Houve, no entanto, um gênio, nascido no Brasil, que teve uma trajetória exatamente inversa a essas. Jamais dependeu de reconhecimentos oficiais para se firmar no mundo das artes, se impondo, unicamente, pelas suas obras. Foi um artista que, enquanto vivo, pôde sentir o gosto delicioso do reconhecimento, embora não se possa afirmar que tivesse sido completamente compreendido.
Esse compositor genial, que em 1957, quando completou setenta anos, teve seu aniversário festejado em praticamente todas as capitais do mundo, até mesmo nas de países que nunca sonhou visitar, da África e da Ásia, estaria fazendo cem anos agora em 1987, caso ainda estivesse entre nós.
O presidente José Sarney, inclusive, dedicou todos os próximos 365 dias em sua homenagem. Este músico, de rara sensibilidade, considerado a expressão máxima do nosso nacionalismo, conseguiu aquilo que raríssimas personalidades têm logrado obter, qualquer que seja o seu campo de atuação.
Tem a sua efígie gravada até nas cédulas de Cz$ 500,00. Não há este brasileiro que não tenha visto sua figura ou ouvido alguma vez o seu nome, embora nem todos conheçam a extensão da sua genialidade.
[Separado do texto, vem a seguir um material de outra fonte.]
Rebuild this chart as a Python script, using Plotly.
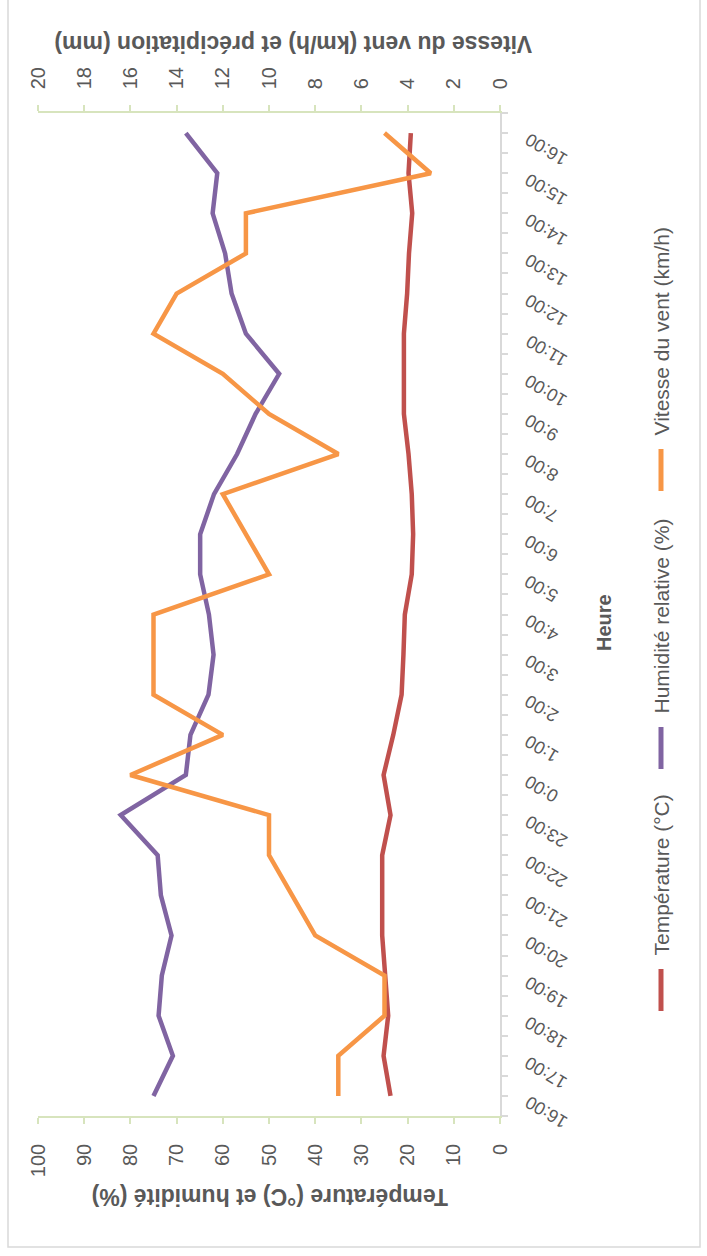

É claro que nos referimos ao carioquíssimo, ao brasileiríssimo, ao “verdeamarelíssimo” Heitor Villa-Lobos.
A seu respeito, o violonista Turíbio Santos, que sofreu uma grande influência dele e dirige atualmente o museu que leva o seu nome, afirmou, em recente trabalho, publicado em 5 de março passado (data do seu centésimo aniversário), no “Jornal do Brasil”: “Tenho dito várias vezes que Villa-Lobos vai ter dois sucessos. O primeiro teve enquanto vivo – foi reconhecido internacionalmente – sua música tocada, e o segundo sucesso, virá no dia em que o Brasil for sucesso, no dia em que tivermos uma situação econômica estável, com apoio mais generoso e sólido à cultura, com maior número de orquestras, público maior e com poder aquisitivo para ir a concertos, comprar discos”.
Mas apesar de sua biografia diferir da dos demais compositores clássicos, as coisas para ele não foram tão fáceis assim, pelo menos no princípio da sua vitoriosa trajetória musical. As primeiras audições de Villa-Lobos tiveram, invariavelmente, como pano de fundo, vaias e xingamentos das platéias para as quais foram destinadas.
A diferença dele, em relação aos demais, está no fato dele ter consciência da sua genialidade. E de, principalmente, como bom carioca, encarar essas manifestações de desagrado na base da gozação. Não que não sentisse os efeitos de tamanha incompreensão de espíritos retrógrados, parados no tempo, apegados a estereótipos importados. Sentiu, e bastante.
Léo Schlafman, na excelente matéria, supracitada, do “Jornal do Brasil”, intitulada “O Músico com Brasil no Sangue”, narra um episódio bastante característico de suas reações diante do repúdio inicial das platéias ao seu trabalho.
Escreve, o articulista, que Villa-Lobos, em 1918, estava se apresentando no Cine Odeon, no Rio de Janeiro e entre os espectadores do seu espetáculo, estava o consagrado pianista Arthur Rubinstein, que então transitava pela Capital Federal brasileira da época, procedente de uma temporada em Buenos Aires.
Findo o recital, o músico estrangeiro dirigiu-se aos camarins do nosso artista, para cumprimenta-lo, tão impressionado ficou com a sua performance. Mas foi recebido muito mal. Antes que pudesse abrir a boca para dizer qualquer coisa, Villa-Lobos lhe jogou no rosto, aos berros: “O que você quer? Você é um virtuose, não pode me entender”.
É que o autor das Bachianas achou que o pianista, como os demais, iria lhe tecer críticas. Só no dia seguinte ele pôde explicar-se junto ao artista visitante, de quem se tornou grande amigo, dizendo, ao procura-lo em seu hotel: “Pensei que o senhor tivesse ido ao camarim para me criticar, como tantos outros”.
(Ensaio publicado na página 26, Especial, do Correio Popular, em 4 de abril de 1987).